Provided records ->

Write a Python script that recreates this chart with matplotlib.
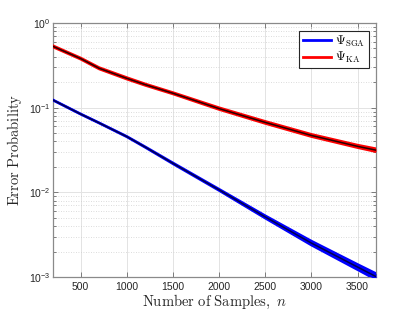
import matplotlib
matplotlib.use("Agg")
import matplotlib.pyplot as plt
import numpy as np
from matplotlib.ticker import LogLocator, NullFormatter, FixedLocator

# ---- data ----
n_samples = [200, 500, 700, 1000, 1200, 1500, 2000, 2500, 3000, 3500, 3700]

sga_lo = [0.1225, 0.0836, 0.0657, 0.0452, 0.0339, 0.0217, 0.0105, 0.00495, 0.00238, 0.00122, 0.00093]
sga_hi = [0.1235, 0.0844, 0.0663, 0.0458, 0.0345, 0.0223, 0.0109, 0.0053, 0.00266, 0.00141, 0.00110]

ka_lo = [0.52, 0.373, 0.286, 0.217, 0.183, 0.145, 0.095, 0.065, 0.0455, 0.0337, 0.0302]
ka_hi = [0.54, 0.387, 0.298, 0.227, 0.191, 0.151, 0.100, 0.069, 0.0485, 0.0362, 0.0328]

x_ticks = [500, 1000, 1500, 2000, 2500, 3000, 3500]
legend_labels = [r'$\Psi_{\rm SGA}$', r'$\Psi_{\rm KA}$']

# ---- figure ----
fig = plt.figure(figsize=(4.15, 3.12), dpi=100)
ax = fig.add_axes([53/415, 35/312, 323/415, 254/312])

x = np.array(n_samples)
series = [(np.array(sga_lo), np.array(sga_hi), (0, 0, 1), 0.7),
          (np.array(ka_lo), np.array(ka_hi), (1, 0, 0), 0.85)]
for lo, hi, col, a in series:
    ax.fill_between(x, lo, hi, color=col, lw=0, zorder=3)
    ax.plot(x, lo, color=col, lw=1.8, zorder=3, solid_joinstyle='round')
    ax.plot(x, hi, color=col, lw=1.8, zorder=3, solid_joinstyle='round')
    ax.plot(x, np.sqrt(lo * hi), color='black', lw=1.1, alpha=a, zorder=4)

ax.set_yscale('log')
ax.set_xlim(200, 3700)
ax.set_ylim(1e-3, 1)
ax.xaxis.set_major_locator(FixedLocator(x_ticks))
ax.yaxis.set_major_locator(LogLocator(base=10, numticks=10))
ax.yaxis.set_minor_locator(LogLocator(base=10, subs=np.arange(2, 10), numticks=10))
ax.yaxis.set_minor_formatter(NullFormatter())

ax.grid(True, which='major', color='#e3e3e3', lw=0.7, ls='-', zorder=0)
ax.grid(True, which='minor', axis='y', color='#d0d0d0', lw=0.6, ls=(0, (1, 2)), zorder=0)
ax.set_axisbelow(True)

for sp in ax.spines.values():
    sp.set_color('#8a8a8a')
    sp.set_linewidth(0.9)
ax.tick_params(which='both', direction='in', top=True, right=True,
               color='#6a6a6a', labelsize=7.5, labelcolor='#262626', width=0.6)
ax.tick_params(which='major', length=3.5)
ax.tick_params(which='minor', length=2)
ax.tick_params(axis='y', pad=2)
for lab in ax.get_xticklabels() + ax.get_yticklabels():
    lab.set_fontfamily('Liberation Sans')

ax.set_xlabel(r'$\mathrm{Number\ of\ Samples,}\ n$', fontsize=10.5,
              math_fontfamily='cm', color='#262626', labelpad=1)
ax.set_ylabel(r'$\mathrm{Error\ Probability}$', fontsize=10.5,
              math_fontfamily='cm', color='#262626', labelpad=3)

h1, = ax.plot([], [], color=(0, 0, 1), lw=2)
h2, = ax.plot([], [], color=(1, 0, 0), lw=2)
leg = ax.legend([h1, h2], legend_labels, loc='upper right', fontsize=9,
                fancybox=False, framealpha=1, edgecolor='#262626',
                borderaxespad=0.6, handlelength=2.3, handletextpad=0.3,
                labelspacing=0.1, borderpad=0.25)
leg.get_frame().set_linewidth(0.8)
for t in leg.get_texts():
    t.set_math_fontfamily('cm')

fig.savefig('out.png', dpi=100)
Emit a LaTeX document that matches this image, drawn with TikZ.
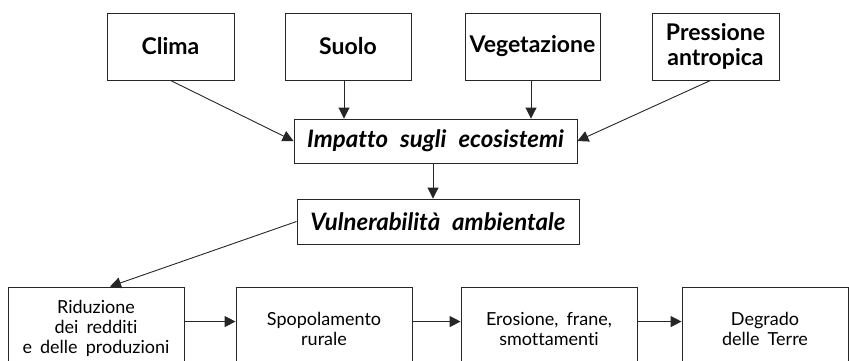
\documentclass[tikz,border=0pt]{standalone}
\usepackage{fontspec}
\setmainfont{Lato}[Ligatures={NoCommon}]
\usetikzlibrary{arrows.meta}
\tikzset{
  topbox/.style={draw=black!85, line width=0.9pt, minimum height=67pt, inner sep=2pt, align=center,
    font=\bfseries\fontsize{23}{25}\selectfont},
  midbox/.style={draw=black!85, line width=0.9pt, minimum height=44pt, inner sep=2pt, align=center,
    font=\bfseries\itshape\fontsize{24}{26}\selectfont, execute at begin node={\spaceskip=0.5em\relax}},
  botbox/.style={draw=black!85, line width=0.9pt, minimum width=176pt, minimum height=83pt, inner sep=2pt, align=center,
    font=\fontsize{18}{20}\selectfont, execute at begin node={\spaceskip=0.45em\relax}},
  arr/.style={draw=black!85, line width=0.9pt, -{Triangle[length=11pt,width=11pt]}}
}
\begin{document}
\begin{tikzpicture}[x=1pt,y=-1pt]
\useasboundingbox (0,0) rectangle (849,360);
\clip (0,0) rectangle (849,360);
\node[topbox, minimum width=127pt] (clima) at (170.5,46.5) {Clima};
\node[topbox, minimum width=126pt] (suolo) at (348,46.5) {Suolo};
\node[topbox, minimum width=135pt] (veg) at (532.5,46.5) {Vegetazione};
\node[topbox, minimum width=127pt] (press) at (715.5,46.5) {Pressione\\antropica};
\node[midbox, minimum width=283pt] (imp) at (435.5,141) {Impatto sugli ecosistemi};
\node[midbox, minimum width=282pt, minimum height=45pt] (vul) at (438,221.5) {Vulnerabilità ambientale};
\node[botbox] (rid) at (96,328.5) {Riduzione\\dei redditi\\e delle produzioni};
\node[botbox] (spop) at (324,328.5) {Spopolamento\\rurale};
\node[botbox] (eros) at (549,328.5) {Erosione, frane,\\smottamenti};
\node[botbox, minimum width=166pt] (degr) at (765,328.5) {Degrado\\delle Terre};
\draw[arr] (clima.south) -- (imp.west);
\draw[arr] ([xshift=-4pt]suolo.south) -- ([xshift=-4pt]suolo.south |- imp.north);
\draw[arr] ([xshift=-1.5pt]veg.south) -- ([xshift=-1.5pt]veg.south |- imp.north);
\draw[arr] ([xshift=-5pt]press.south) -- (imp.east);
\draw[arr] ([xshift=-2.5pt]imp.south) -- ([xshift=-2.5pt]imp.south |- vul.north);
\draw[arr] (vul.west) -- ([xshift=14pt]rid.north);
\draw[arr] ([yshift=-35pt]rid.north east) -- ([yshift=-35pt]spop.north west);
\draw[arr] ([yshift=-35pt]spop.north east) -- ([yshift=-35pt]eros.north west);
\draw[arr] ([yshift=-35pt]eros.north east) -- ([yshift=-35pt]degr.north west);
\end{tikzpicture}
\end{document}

What the task asks -> Everything from the top line of the data down to and including the line with "0.00266, 0.00141, 0.00110]" is to be copied, except the pictures.

Problem solution ->
Write a Python script that recreates this chart with matplotlib.
import matplotlib
matplotlib.use("Agg")
import matplotlib.pyplot as plt
import numpy as np
from matplotlib.ticker import LogLocator, NullFormatter, FixedLocator

# ---- data ----
n_samples = [200, 500, 700, 1000, 1200, 1500, 2000, 2500, 3000, 3500, 3700]

sga_lo = [0.1225, 0.0836, 0.0657, 0.0452, 0.0339, 0.0217, 0.0105, 0.00495, 0.00238, 0.00122, 0.00093]
sga_hi = [0.1235, 0.0844, 0.0663, 0.0458, 0.0345, 0.0223, 0.0109, 0.0053, 0.00266, 0.00141, 0.00110]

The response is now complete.